■ **AIM**: Quote exactly and only this range of lines in the data below: the line that holds "Write a web" to the line that holds "const seriesNames = ['Ambient", both included.

■ **DATASET**:
^^^^^^^^^^^^^^^^
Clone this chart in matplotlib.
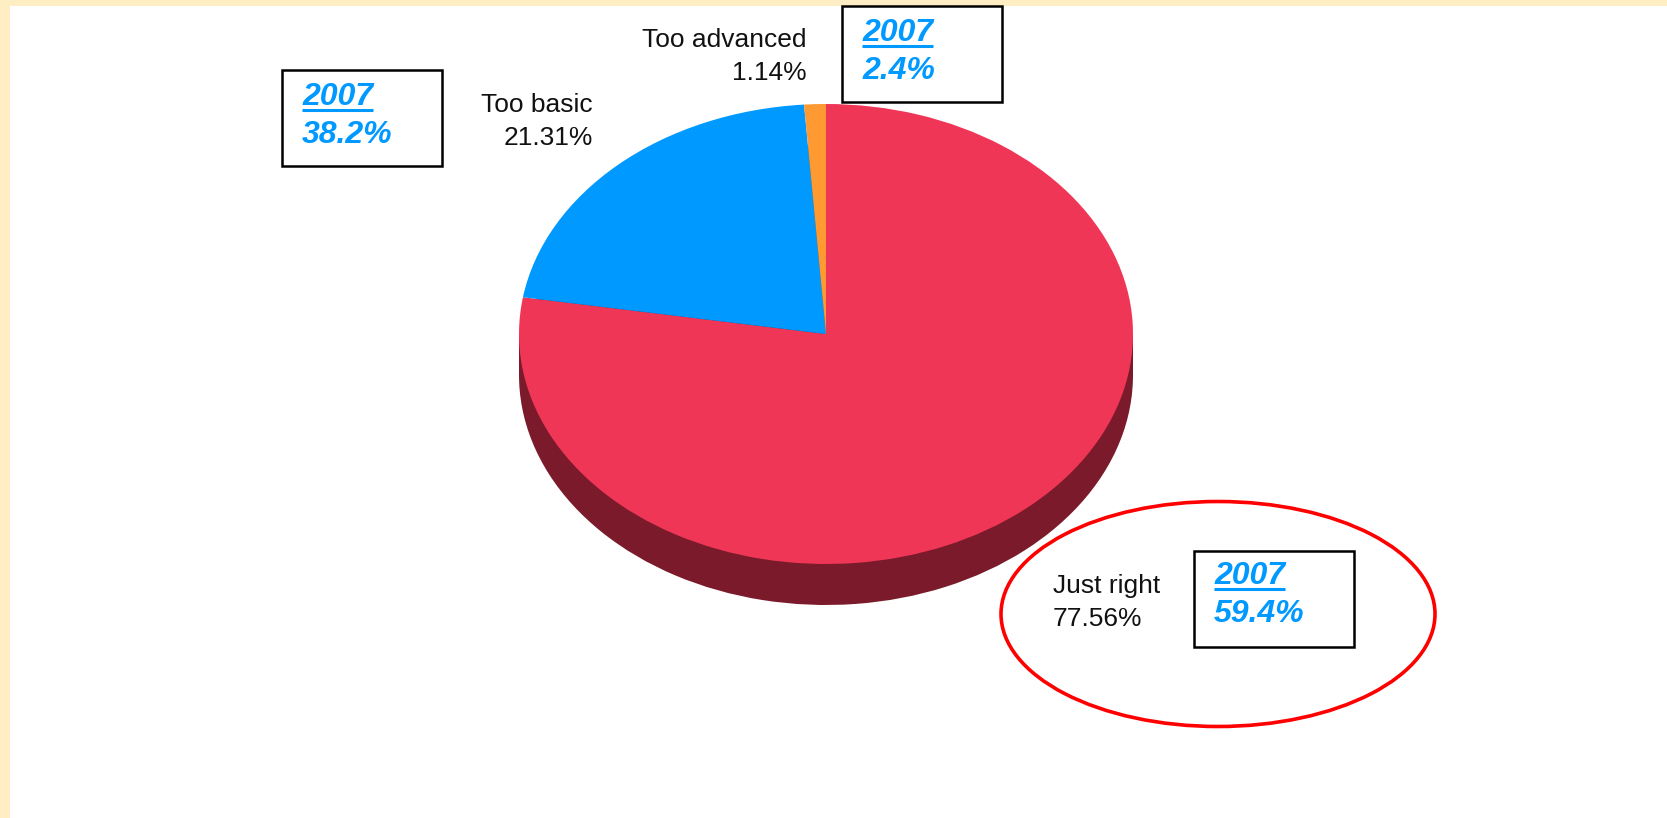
^^^^^^^^^^^^^^^^
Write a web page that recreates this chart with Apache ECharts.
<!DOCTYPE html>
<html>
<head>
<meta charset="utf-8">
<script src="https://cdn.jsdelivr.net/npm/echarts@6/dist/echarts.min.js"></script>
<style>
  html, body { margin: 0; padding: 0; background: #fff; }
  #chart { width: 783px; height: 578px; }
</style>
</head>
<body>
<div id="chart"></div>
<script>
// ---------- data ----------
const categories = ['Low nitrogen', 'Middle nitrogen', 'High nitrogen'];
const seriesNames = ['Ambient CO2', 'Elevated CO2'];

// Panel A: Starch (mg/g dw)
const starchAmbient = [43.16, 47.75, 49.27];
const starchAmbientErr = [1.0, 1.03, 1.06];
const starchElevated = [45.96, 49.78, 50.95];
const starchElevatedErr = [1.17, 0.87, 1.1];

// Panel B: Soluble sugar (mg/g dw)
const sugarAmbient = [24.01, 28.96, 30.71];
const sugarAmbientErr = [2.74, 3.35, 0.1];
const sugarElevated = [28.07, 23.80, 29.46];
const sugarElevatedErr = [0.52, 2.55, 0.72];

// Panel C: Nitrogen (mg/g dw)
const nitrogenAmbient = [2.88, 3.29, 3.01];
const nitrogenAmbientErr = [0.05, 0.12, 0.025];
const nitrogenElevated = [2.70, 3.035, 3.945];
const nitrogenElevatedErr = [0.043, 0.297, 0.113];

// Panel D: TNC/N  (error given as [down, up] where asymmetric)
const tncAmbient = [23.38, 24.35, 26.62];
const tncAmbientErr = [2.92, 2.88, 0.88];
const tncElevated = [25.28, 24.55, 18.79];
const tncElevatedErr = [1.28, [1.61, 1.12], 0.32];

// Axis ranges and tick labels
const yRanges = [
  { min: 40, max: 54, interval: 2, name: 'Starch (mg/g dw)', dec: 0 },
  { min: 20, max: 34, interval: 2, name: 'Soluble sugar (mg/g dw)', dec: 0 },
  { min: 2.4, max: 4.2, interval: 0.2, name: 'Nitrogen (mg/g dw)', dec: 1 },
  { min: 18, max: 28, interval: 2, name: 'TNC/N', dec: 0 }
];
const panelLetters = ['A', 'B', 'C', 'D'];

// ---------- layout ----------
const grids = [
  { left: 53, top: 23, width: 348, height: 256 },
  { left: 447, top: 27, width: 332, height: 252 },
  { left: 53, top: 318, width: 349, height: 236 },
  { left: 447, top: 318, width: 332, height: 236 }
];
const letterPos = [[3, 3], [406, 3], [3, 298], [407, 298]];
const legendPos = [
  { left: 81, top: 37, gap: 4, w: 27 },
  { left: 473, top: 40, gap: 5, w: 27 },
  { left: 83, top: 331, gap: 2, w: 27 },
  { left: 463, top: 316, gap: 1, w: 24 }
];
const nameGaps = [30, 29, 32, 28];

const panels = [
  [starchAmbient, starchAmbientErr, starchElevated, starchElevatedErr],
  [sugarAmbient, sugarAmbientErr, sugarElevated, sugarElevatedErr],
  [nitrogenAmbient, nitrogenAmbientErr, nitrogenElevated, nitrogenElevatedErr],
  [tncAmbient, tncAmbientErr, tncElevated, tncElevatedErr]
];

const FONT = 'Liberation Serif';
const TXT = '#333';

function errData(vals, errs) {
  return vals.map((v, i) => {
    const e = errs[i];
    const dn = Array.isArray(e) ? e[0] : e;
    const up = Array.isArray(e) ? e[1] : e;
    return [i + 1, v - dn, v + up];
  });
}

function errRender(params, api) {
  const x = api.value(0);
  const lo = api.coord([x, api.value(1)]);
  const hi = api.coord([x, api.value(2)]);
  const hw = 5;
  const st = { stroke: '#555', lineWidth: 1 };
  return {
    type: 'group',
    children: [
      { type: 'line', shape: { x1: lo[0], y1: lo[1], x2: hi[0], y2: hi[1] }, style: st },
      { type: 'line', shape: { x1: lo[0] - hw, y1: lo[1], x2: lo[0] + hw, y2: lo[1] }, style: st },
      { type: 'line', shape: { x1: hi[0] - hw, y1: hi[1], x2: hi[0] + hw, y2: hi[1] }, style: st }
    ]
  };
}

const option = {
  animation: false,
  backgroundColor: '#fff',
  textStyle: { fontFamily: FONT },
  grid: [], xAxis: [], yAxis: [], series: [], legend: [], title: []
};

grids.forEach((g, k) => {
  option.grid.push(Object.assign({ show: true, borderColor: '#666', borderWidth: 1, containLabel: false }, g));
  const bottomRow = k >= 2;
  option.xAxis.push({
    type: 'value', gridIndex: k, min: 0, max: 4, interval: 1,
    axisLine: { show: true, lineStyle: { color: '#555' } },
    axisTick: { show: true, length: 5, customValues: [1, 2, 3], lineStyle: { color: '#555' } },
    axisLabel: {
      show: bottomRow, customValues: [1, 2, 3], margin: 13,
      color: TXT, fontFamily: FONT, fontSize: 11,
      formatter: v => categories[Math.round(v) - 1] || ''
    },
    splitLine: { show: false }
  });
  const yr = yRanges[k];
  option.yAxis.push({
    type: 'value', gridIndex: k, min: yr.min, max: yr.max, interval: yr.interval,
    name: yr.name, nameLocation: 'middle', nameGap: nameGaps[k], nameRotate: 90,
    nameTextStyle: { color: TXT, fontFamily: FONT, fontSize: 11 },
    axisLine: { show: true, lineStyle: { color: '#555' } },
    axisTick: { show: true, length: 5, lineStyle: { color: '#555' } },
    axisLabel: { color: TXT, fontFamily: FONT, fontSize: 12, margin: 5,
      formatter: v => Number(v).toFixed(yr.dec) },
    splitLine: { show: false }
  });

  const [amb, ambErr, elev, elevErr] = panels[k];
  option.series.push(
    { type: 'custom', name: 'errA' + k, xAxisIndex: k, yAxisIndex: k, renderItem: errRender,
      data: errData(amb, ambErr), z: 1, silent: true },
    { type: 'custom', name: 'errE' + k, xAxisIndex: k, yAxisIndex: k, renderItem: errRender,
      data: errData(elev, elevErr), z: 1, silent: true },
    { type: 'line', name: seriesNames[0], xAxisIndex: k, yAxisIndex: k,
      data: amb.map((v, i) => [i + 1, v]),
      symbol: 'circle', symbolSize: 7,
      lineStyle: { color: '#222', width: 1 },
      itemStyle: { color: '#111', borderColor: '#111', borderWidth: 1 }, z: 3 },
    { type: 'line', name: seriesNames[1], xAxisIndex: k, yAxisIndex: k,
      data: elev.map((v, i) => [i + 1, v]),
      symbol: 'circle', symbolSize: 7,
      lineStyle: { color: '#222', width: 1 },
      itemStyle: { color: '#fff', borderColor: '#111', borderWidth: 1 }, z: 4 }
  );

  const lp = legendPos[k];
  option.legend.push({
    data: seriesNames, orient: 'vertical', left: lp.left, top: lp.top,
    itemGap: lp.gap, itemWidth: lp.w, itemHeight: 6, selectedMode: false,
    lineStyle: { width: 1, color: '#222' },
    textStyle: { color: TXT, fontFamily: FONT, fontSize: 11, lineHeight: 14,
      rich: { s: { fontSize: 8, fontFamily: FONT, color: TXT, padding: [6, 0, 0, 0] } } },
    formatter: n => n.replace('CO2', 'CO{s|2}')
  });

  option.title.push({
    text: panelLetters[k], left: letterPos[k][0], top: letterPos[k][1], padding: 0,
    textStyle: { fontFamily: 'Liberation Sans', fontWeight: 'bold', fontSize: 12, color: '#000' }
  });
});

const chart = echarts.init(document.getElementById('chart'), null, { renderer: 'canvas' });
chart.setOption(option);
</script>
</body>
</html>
^^^^^^^^^^^^^^^^
■ **SOLUTION**:
Write a web page that recreates this chart with Apache ECharts.
<!DOCTYPE html>
<html>
<head>
<meta charset="utf-8">
<script src="https://cdn.jsdelivr.net/npm/echarts@6/dist/echarts.min.js"></script>
<style>
  html, body { margin: 0; padding: 0; background: #fff; }
  #chart { width: 783px; height: 578px; }
</style>
</head>
<body>
<div id="chart"></div>
<script>
// ---------- data ----------
const categories = ['Low nitrogen', 'Middle nitrogen', 'High nitrogen'];
const seriesNames = ['Ambient CO2', 'Elevated CO2'];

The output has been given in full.